> Direction: Leaving out the pictures, retype all the material exactly.

***** Information provided *****

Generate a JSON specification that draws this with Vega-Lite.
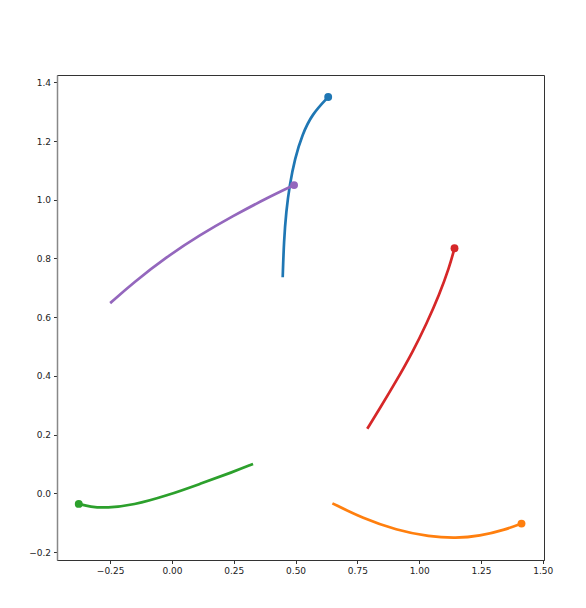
{
  "$schema": "https://vega.github.io/schema/vega-lite/v6.json",
  "width": 487,
  "height": 485,
  "autosize": "none",
  "padding": {"left": 57, "top": 75, "right": 42, "bottom": 48},
  "background": "white",
  "data": {
    "values": [
      {"s": "blue", "o": 0, "x": 0.448, "y": 0.736, "dot": false},
      {"s": "blue", "o": 1, "x": 0.453, "y": 0.860, "dot": false},
      {"s": "blue", "o": 2, "x": 0.462, "y": 0.960, "dot": false},
      {"s": "blue", "o": 3, "x": 0.476, "y": 1.050, "dot": false},
      {"s": "blue", "o": 4, "x": 0.497, "y": 1.140, "dot": false},
      {"s": "blue", "o": 5, "x": 0.527, "y": 1.222, "dot": false},
      {"s": "blue", "o": 6, "x": 0.567, "y": 1.292, "dot": false},
      {"s": "blue", "o": 7, "x": 0.632, "y": 1.350, "dot": true},
      {"s": "orange", "o": 0, "x": 0.649, "y": -0.034, "dot": false},
      {"s": "orange", "o": 1, "x": 0.772, "y": -0.085, "dot": false},
      {"s": "orange", "o": 2, "x": 0.907, "y": -0.125, "dot": false},
      {"s": "orange", "o": 3, "x": 1.042, "y": -0.148, "dot": false},
      {"s": "orange", "o": 4, "x": 1.149, "y": -0.153, "dot": false},
      {"s": "orange", "o": 5, "x": 1.243, "y": -0.146, "dot": false},
      {"s": "orange", "o": 6, "x": 1.351, "y": -0.123, "dot": false},
      {"s": "orange", "o": 7, "x": 1.414, "y": -0.103, "dot": true},
      {"s": "green", "o": 0, "x": -0.377, "y": -0.036, "dot": true},
      {"s": "green", "o": 1, "x": -0.331, "y": -0.046, "dot": false},
      {"s": "green", "o": 2, "x": -0.264, "y": -0.050, "dot": false},
      {"s": "green", "o": 3, "x": -0.156, "y": -0.040, "dot": false},
      {"s": "green", "o": 4, "x": -0.021, "y": -0.008, "dot": false},
      {"s": "green", "o": 5, "x": 0.113, "y": 0.032, "dot": false},
      {"s": "green", "o": 6, "x": 0.247, "y": 0.073, "dot": false},
      {"s": "green", "o": 7, "x": 0.328, "y": 0.100, "dot": false},
      {"s": "red", "o": 0, "x": 0.790, "y": 0.220, "dot": false},
      {"s": "red", "o": 1, "x": 0.840, "y": 0.288, "dot": false},
      {"s": "red", "o": 2, "x": 0.907, "y": 0.382, "dot": false},
      {"s": "red", "o": 3, "x": 0.974, "y": 0.482, "dot": false},
      {"s": "red", "o": 4, "x": 1.030, "y": 0.578, "dot": false},
      {"s": "red", "o": 5, "x": 1.082, "y": 0.678, "dot": false},
      {"s": "red", "o": 6, "x": 1.122, "y": 0.770, "dot": false},
      {"s": "red", "o": 7, "x": 1.143, "y": 0.835, "dot": true},
      {"s": "purple", "o": 0, "x": -0.250, "y": 0.648, "dot": false},
      {"s": "purple", "o": 1, "x": -0.156, "y": 0.718, "dot": false},
      {"s": "purple", "o": 2, "x": -0.021, "y": 0.806, "dot": false},
      {"s": "purple", "o": 3, "x": 0.113, "y": 0.880, "dot": false},
      {"s": "purple", "o": 4, "x": 0.247, "y": 0.945, "dot": false},
      {"s": "purple", "o": 5, "x": 0.382, "y": 1.005, "dot": false},
      {"s": "purple", "o": 6, "x": 0.494, "y": 1.050, "dot": true}
    ]
  },
  "encoding": {
    "x": {
      "field": "x", "type": "quantitative",
      "scale": {"domain": [-0.465, 1.505], "nice": false, "zero": false},
      "axis": {"values": [-0.25, 0, 0.25, 0.5, 0.75, 1.0, 1.25, 1.5], "format": ".2f", "title": null}
    },
    "y": {
      "field": "y", "type": "quantitative",
      "scale": {"domain": [-0.227, 1.425], "nice": false, "zero": false},
      "axis": {"values": [-0.2, 0, 0.2, 0.4, 0.6, 0.8, 1.0, 1.2, 1.4], "format": ".1f", "title": null, "domainColor": "#888888", "domainWidth": 1.5}
    },
    "color": {
      "field": "s", "type": "nominal",
      "scale": {"domain": ["blue", "orange", "green", "red", "purple"], "range": ["#1f77b4", "#ff7f0e", "#2ca02c", "#d62728", "#9467bd"]},
      "legend": null
    }
  },
  "layer": [
    {
      "mark": {"type": "line", "strokeWidth": 2.7, "interpolate": "basis"},
      "encoding": {"order": {"field": "o", "type": "quantitative"}}
    },
    {
      "transform": [{"filter": "datum.dot"}],
      "mark": {"type": "point", "filled": true, "opacity": 1, "size": 62}
    }
  ],
  "config": {
    "view": {"stroke": "#333333", "strokeWidth": 1},
    "axis": {
      "grid": false,
      "domainColor": "#333333",
      "tickColor": "#333333",
      "tickSize": 3.5,
      "labelFont": "DejaVu Sans",
      "labelFontSize": 9,
      "labelColor": "#222222",
      "labelPadding": 3
    }
  }
}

*****

> Task answer:
Generate a JSON specification that draws this with Vega-Lite.
{
  "$schema": "https://vega.github.io/schema/vega-lite/v6.json",
  "width": 487,
  "height": 485,
  "autosize": "none",
  "padding": {"left": 57, "top": 75, "right": 42, "bottom": 48},
  "background": "white",
  "data": {
    "values": [
      {"s": "blue", "o": 0, "x": 0.448, "y": 0.736, "dot": false},
      {"s": "blue", "o": 1, "x": 0.453, "y": 0.860, "dot": false},
      {"s": "blue", "o": 2, "x": 0.462, "y": 0.960, "dot": false},
      {"s": "blue", "o": 3, "x": 0.476, "y": 1.050, "dot": false},
      {"s": "blue", "o": 4, "x": 0.497, "y": 1.140, "dot": false},
      {"s": "blue", "o": 5, "x": 0.527, "y": 1.222, "dot": false},
      {"s": "blue", "o": 6, "x": 0.567, "y": 1.292, "dot": false},
      {"s": "blue", "o": 7, "x": 0.632, "y": 1.350, "dot": true},
      {"s": "orange", "o": 0, "x": 0.649, "y": -0.034, "dot": false},
      {"s": "orange", "o": 1, "x": 0.772, "y": -0.085, "dot": false},
      {"s": "orange", "o": 2, "x": 0.907, "y": -0.125, "dot": false},
      {"s": "orange", "o": 3, "x": 1.042, "y": -0.148, "dot": false},
      {"s": "orange", "o": 4, "x": 1.149, "y": -0.153, "dot": false},
      {"s": "orange", "o": 5, "x": 1.243, "y": -0.146, "dot": false},
      {"s": "orange", "o": 6, "x": 1.351, "y": -0.123, "dot": false},
      {"s": "orange", "o": 7, "x": 1.414, "y": -0.103, "dot": true},
      {"s": "green", "o": 0, "x": -0.377, "y": -0.036, "dot": true},
      {"s": "green", "o": 1, "x": -0.331, "y": -0.046, "dot": false},
      {"s": "green", "o": 2, "x": -0.264, "y": -0.050, "dot": false},
      {"s": "green", "o": 3, "x": -0.156, "y": -0.040, "dot": false},
      {"s": "green", "o": 4, "x": -0.021, "y": -0.008, "dot": false},
      {"s": "green", "o": 5, "x": 0.113, "y": 0.032, "dot": false},
      {"s": "green", "o": 6, "x": 0.247, "y": 0.073, "dot": false},
      {"s": "green", "o": 7, "x": 0.328, "y": 0.100, "dot": false},
      {"s": "red", "o": 0, "x": 0.790, "y": 0.220, "dot": false},
      {"s": "red", "o": 1, "x": 0.840, "y": 0.288, "dot": false},
      {"s": "red", "o": 2, "x": 0.907, "y": 0.382, "dot": false},
      {"s": "red", "o": 3, "x": 0.974, "y": 0.482, "dot": false},
      {"s": "red", "o": 4, "x": 1.030, "y": 0.578, "dot": false},
      {"s": "red", "o": 5, "x": 1.082, "y": 0.678, "dot": false},
      {"s": "red", "o": 6, "x": 1.122, "y": 0.770, "dot": false},
      {"s": "red", "o": 7, "x": 1.143, "y": 0.835, "dot": true},
      {"s": "purple", "o": 0, "x": -0.250, "y": 0.648, "dot": false},
      {"s": "purple", "o": 1, "x": -0.156, "y": 0.718, "dot": false},
      {"s": "purple", "o": 2, "x": -0.021, "y": 0.806, "dot": false},
      {"s": "purple", "o": 3, "x": 0.113, "y": 0.880, "dot": false},
      {"s": "purple", "o": 4, "x": 0.247, "y": 0.945, "dot": false},
      {"s": "purple", "o": 5, "x": 0.382, "y": 1.005, "dot": false},
      {"s": "purple", "o": 6, "x": 0.494, "y": 1.050, "dot": true}
    ]
  },
  "encoding": {
    "x": {
      "field": "x", "type": "quantitative",
      "scale": {"domain": [-0.465, 1.505], "nice": false, "zero": false},
      "axis": {"values": [-0.25, 0, 0.25, 0.5, 0.75, 1.0, 1.25, 1.5], "format": ".2f", "title": null}
    },
    "y": {
      "field": "y", "type": "quantitative",
      "scale": {"domain": [-0.227, 1.425], "nice": false, "zero": false},
      "axis": {"values": [-0.2, 0, 0.2, 0.4, 0.6, 0.8, 1.0, 1.2, 1.4], "format": ".1f", "title": null, "domainColor": "#888888", "domainWidth": 1.5}
    },
    "color": {
      "field": "s", "type": "nominal",
      "scale": {"domain": ["blue", "orange", "green", "red", "purple"], "range": ["#1f77b4", "#ff7f0e", "#2ca02c", "#d62728", "#9467bd"]},
      "legend": null
    }
  },
  "layer": [
    {
      "mark": {"type": "line", "strokeWidth": 2.7, "interpolate": "basis"},
      "encoding": {"order": {"field": "o", "type": "quantitative"}}
    },
    {
      "transform": [{"filter": "datum.dot"}],
      "mark": {"type": "point", "filled": true, "opacity": 1, "size": 62}
    }
  ],
  "config": {
    "view": {"stroke": "#333333", "strokeWidth": 1},
    "axis": {
      "grid": false,
      "domainColor": "#333333",
      "tickColor": "#333333",
      "tickSize": 3.5,
      "labelFont": "DejaVu Sans",
      "labelFontSize": 9,
      "labelColor": "#222222",
      "labelPadding": 3
    }
  }
}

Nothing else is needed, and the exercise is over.